In the 3rd century ad Origen attempted to clear up copyists’ errors that had crept into the text of the Septuagint, which by then varied widely from copy to copy. Other scholars also consulted the Hebrew text in order to make the Septuagint text more accurate. But it was the Septuagint, not the original Hebrew, that was the main basis for the Old Latin, Coptic, Ethiopic, Armenian, Georgian, Slavonic, and part of the Arabic translations of the Old Testament. It has never ceased to be the standard version of the Old Testament in the Greek church, and from it Jerome began his translation of the Vulgate Old Testament.
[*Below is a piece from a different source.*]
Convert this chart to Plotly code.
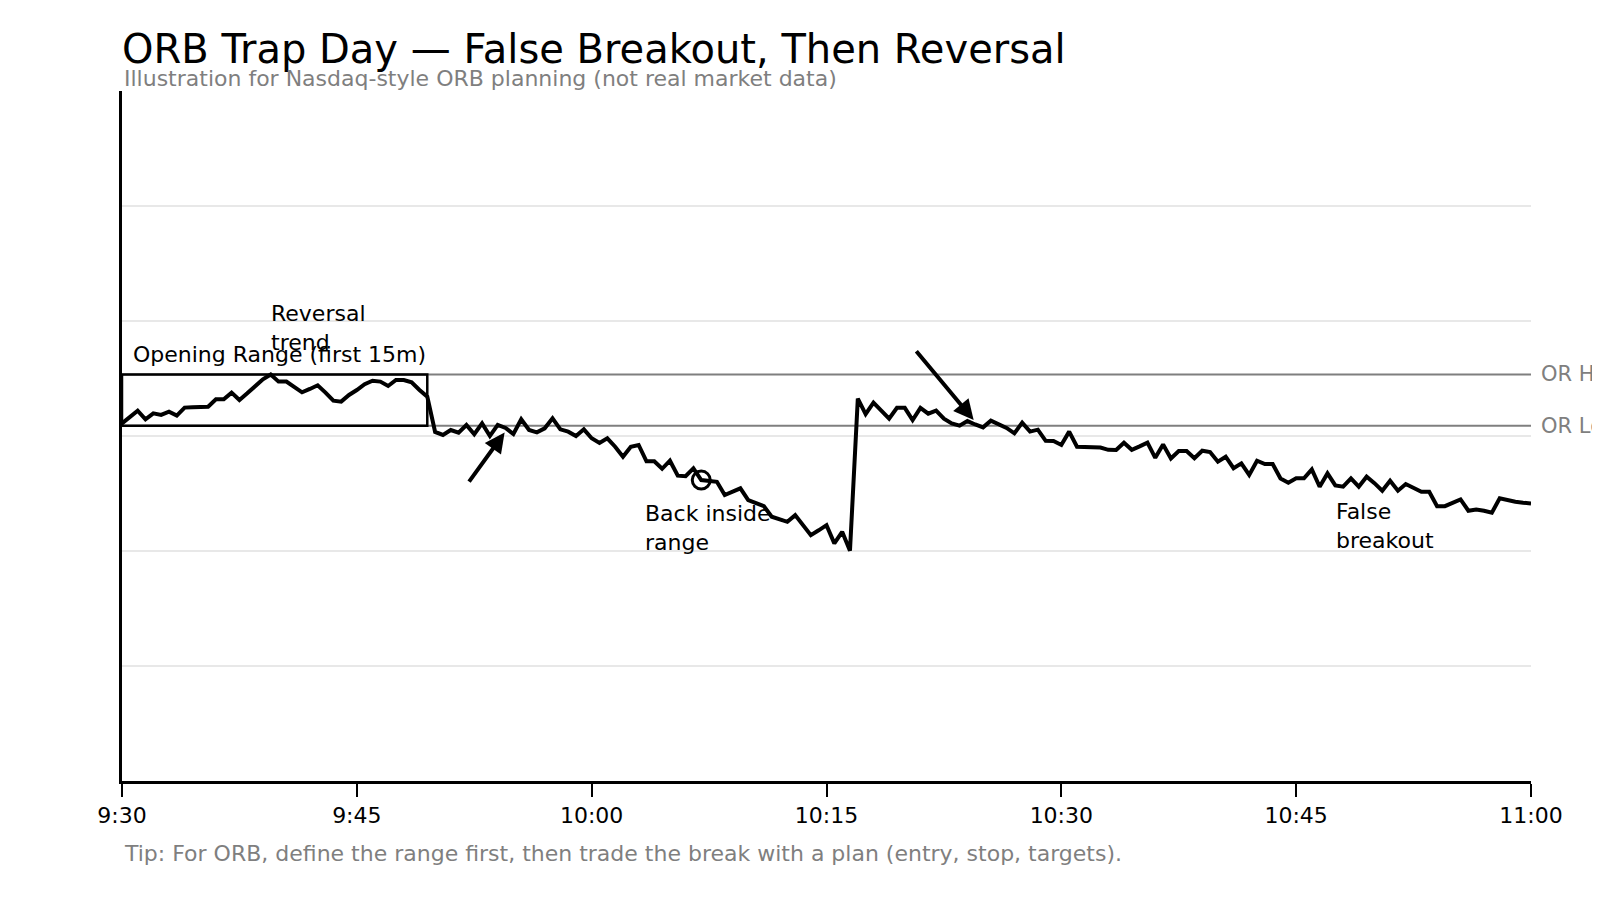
import pandas as pd
import plotly.graph_objects as go

# ---------------- data (illustrative 30-second prices) ----------------
price = [
    101.10, 101.70, 102.20, 101.45, 101.97, 101.83, 102.12, 101.77, 102.47, 102.50,
    102.55, 102.55, 103.19, 103.19, 103.77, 103.13, 103.71, 104.35, 104.93, 105.35,
    104.73, 104.73, 104.30, 103.80, 104.09, 104.41, 103.77, 103.07, 102.99, 103.57,
    104.00, 104.50, 104.81, 104.73, 104.35, 104.87, 104.87, 104.67, 104.00, 103.42,
    100.35, 100.09, 100.52, 100.29, 100.96, 100.15, 101.10, 100.00, 100.96, 100.70,
    100.17, 101.45, 100.52, 100.32, 100.67, 101.54, 100.58, 100.38, 100.00, 100.58,
    99.80, 99.40, 99.80, 99.07, 98.20, 99.07, 99.22, 97.80, 97.80, 97.15,
    97.85, 96.55, 96.50, 97.19, 96.17, 96.10, 96.02, 94.87, 95.20, 95.45,
    94.43, 94.20, 93.90, 92.98, 92.80, 92.54, 93.12, 92.20, 91.38, 91.80,
    92.25, 90.66, 91.67, 90.02, 103.25, 101.90, 102.90, 102.20, 101.50, 102.45,
    102.45, 101.39, 102.45, 101.94, 102.20, 101.50, 101.10, 100.90, 101.30, 101.00,
    100.75, 101.33, 101.04, 100.70, 100.23, 101.16, 100.38, 100.55, 99.58, 99.56,
    99.22, 100.38, 99.07, 99.07, 99.07, 99.00, 98.80, 98.78, 99.42, 98.80,
    99.10, 99.42, 98.10, 99.26, 98.05, 98.70, 98.69, 98.06, 98.72, 98.60,
    97.77, 98.20, 97.20, 97.62, 96.61, 97.85, 97.56, 97.56, 96.30, 95.94,
    96.32, 96.32, 97.10, 95.59, 96.75, 95.70, 95.59, 96.32, 95.59, 96.46,
    95.90, 95.24, 96.11, 95.24, 95.82, 95.50, 95.15, 95.15, 93.90, 93.90,
    94.20, 94.49, 93.50, 93.60, 93.50, 93.33, 94.58, 94.40, 94.28, 94.20,
    94.14,
]
session_start = "2024-01-02 09:30:00"
tick_labels = ["9:30", "9:45", "10:00", "10:15", "10:30", "10:45", "11:00"]
OR_HIGH = 105.35
OR_LOW = 100.90
OR_END_MIN = 19.5          # opening-range box right edge (minutes after open)
marker_index = 74          # "back inside" circle

start = pd.Timestamp(session_start)
times = pd.date_range(start, periods=len(price), freq="30s")
tick_vals = [start + pd.Timedelta(minutes=15 * k) for k in range(len(tick_labels))]


def T(m):
    return start + pd.Timedelta(minutes=m)


FONT = "DejaVu Sans"
GRAY = "#7f7f7f"

fig = go.Figure()

fig.add_trace(go.Scatter(
    x=times, y=price, mode="lines",
    line=dict(color="black", width=4),
    hoverinfo="skip", showlegend=False,
))
fig.add_trace(go.Scatter(
    x=[times[marker_index]], y=[price[marker_index]], mode="markers",
    marker=dict(symbol="circle-open", size=18, color="black", line=dict(width=3, color="black")),
    hoverinfo="skip", showlegend=False,
))

# OR high / low lines
for lvl in (OR_HIGH, OR_LOW):
    fig.add_shape(type="line", xref="paper", x0=0, x1=1, yref="y", y0=lvl, y1=lvl,
                  line=dict(color=GRAY, width=2), layer="between")
# opening range box
fig.add_shape(type="rect", xref="x", yref="y", x0=times[0], x1=T(OR_END_MIN),
              y0=OR_LOW, y1=OR_HIGH, line=dict(color="black", width=2.5),
              fillcolor="rgba(0,0,0,0)", layer="above")

ann = []
ann.append(dict(xref="paper", yref="y", x=1, y=OR_HIGH, xanchor="left", yanchor="middle",
                xshift=8, text="OR High", showarrow=False, font=dict(size=21, color=GRAY, family=FONT)))
ann.append(dict(xref="paper", yref="y", x=1, y=OR_LOW, xanchor="left", yanchor="middle",
                xshift=8, text="OR Low", showarrow=False, font=dict(size=21, color=GRAY, family=FONT)))
ann.append(dict(xref="x", yref="y", x=T(0.6), y=107.05, xanchor="left", yanchor="middle",
                text="Opening Range (first 15m)", showarrow=False, font=dict(size=22, color="black", family=FONT)))
ann.append(dict(xref="x", yref="y", x=T(9.4), y=109.4, xanchor="left", yanchor="middle", align="left",
                text="Reversal<br>trend", showarrow=False, font=dict(size=22, color="black", family=FONT)))
ann.append(dict(xref="x", yref="y", x=T(33.3), y=92.0, xanchor="left", yanchor="middle", align="left",
                text="Back inside<br>range", showarrow=False, font=dict(size=22, color="black", family=FONT)))
ann.append(dict(xref="x", yref="y", x=T(77.4), y=92.15, xanchor="left", yanchor="middle", align="left",
                text="False<br>breakout", showarrow=False, font=dict(size=22, color="black", family=FONT)))
# arrows
ann.append(dict(xref="x", yref="y", axref="x", ayref="y", x=T(24.44), y=100.3, ax=T(22.1), ay=95.9,
                text="", showarrow=True, arrowhead=2, arrowsize=1, arrowwidth=4, arrowcolor="black"))
ann.append(dict(xref="x", yref="y", axref="x", ayref="y", x=T(54.4), y=101.4, ax=T(50.66), ay=107.5,
                text="", showarrow=True, arrowhead=2, arrowsize=1, arrowwidth=4, arrowcolor="black"))
# subtitle and footer
ann.append(dict(xref="paper", yref="paper", x=0, y=1.0184, xanchor="left", yanchor="middle",
                text="Illustration for Nasdaq-style ORB planning (not real market data)",
                showarrow=False, font=dict(size=22, color=GRAY, family=FONT)))
ann.append(dict(xref="paper", yref="paper", x=0, y=-0.105, xanchor="left", yanchor="middle",
                text="Tip: For ORB, define the range first, then trade the break with a plan (entry, stop, targets).",
                showarrow=False, font=dict(size=22, color=GRAY, family=FONT)))

fig.update_layout(
    width=1600, height=900,
    margin=dict(l=114, r=77, t=83, b=127),
    paper_bgcolor="white", plot_bgcolor="white",
    font=dict(family=FONT, color="black"),
    title=dict(text="ORB Trap Day — False Breakout, Then Reversal", xref="paper", x=0, xanchor="left",
               yref="container", y=1 - 41 / 900, yanchor="middle",
               font=dict(size=40, color="black", family=FONT)),
    annotations=ann,
    showlegend=False,
)
fig.update_xaxes(
    type="date", range=[times[0], times[-1]],
    tickvals=tick_vals, ticktext=tick_labels,
    ticks="outside", ticklen=13, tickwidth=2, tickcolor="black",
    showline=True, linecolor="black", linewidth=3,
    showgrid=False, zeroline=False,
    tickfont=dict(size=22, color="black", family=FONT),
)
fig.update_yaxes(
    range=[70, 130], tickvals=[80, 90, 100, 110, 120], showticklabels=False,
    showgrid=True, gridcolor="#e8e8e8", gridwidth=1.5,
    showline=True, linecolor="black", linewidth=2.5, zeroline=False, ticks="",
)

fig.write_html("out.html")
In addition to all the books of the Hebrew canon, the Septuagint under Christian auspices separated the minor prophets and some other books and added the extra books known to Protestants and Jews as apocryphal and to Roman Catholics as deuterocanonical. The Hebrew canon has three divisions: the Torah (Law), the Neviʾim (Prophets), and the Ketuvim (Writings). The Septuagint has four: law, history, poetry, and prophets, with the books of the Apocrypha inserted where appropriate. This division has continued in the Western church in most modern Bible translations, except that in Protestant versions the Apocrypha are either omitted or grouped

The text of the Septuagint is contained in a few early, but not necessarily reliable, manuscripts. The best known of these are the Codex Vaticanus (B) and the Codex Sinaiticus (S), both dating from the 4th century ad, and the Codex Alexandrinus (A) from the 5th century. There are also numerous earlier papyrus fragments and many later manuscripts. The first printed copy of the Septuagint was in the Complutensian Polyglot (1514–22).

The Lord is so keen for the Jews to see the missing link that He is the Messiah. The fact that the Jews stopped using the Septuagint is significant as so much of the prophetics identified Christ as the Messiah.
There is no coincidence that this write up is a follow on from my blog on “Jesus is the Messiah”. He is trying to make a point in a NOW way and it is a message to the Jews.
It requires me now to find some of the key passages in the Greek that show this.

Genesis 1:1-5
Genesis
In the beginning God made the heaven and the earth. Yet the earth was invisible and unformed, and darkness was over the abyss, and a divine wind was being carried along over the water. And God said, “Let light come into being.” And light came into being. And God saw the light, that it was good. And God separated between the light and between the darkness. And God called the light Day and the darkness he called Night. And it came to be evening, and it came to be morning, day one.

Genesis 1:1-5
Ἐν ἀρχῇ ἐποίησεν ὁ θεὸς τὸν οὐρανὸν καὶ τὴν γῆν. ἡ δὲ γῆ ἦν ἀόρατος καὶ ἀκατασκεύαστος, καὶ σκότος ἐπάνω τῆς ἀβύσσου, καὶ πνεῦμα θεοῦ ἐπεφέρετο ἐπάνω τοῦ ὕδατος. καὶ εἶπεν ὁ θεός Γενηθήτω φῶς. καὶ ἐγένετο φῶς. καὶ εἶδεν ὁ θεὸς τὸ φῶς ὅτι καλόν. καὶ διεχώρισεν ὁ θεὸς ἀνὰ μέσον τοῦ φωτὸς καὶ ἀνὰ μέσον τοῦ σκότους. καὶ ἐκάλεσεν ὁ θεὸς τὸ φῶς ἡμέραν καὶ τὸ σκότος ἐκάλεσεν νύκτα. καὶ ἐγένετο ἑσπέρα καὶ ἐγένετο πρωί, ἡμέρα μία.
How about this beautiful psalm nowhere else!
Psalm 151
This Psalm is autographical. Regarding David and outside the number

I was small among my brothers
and the youngest in the house of my father;
I would shepherd the sheep of my father.
My hands made an instrument;
my fingers tuned a harp.
And who will report to my lord?
The Lord himself, it is he who listens.
It was he who sent his messenger
and took me from the sheep of my father
and anointed me with the oil of his anointing.
My brothers were handsome and tall,
and the Lord did not take delight in them.
I went out to meet the allophyle,
and he cursed me by his idols.
But I, having drawn the dagger from him,
I beheaded him
and removed reproach from Israel’s sons.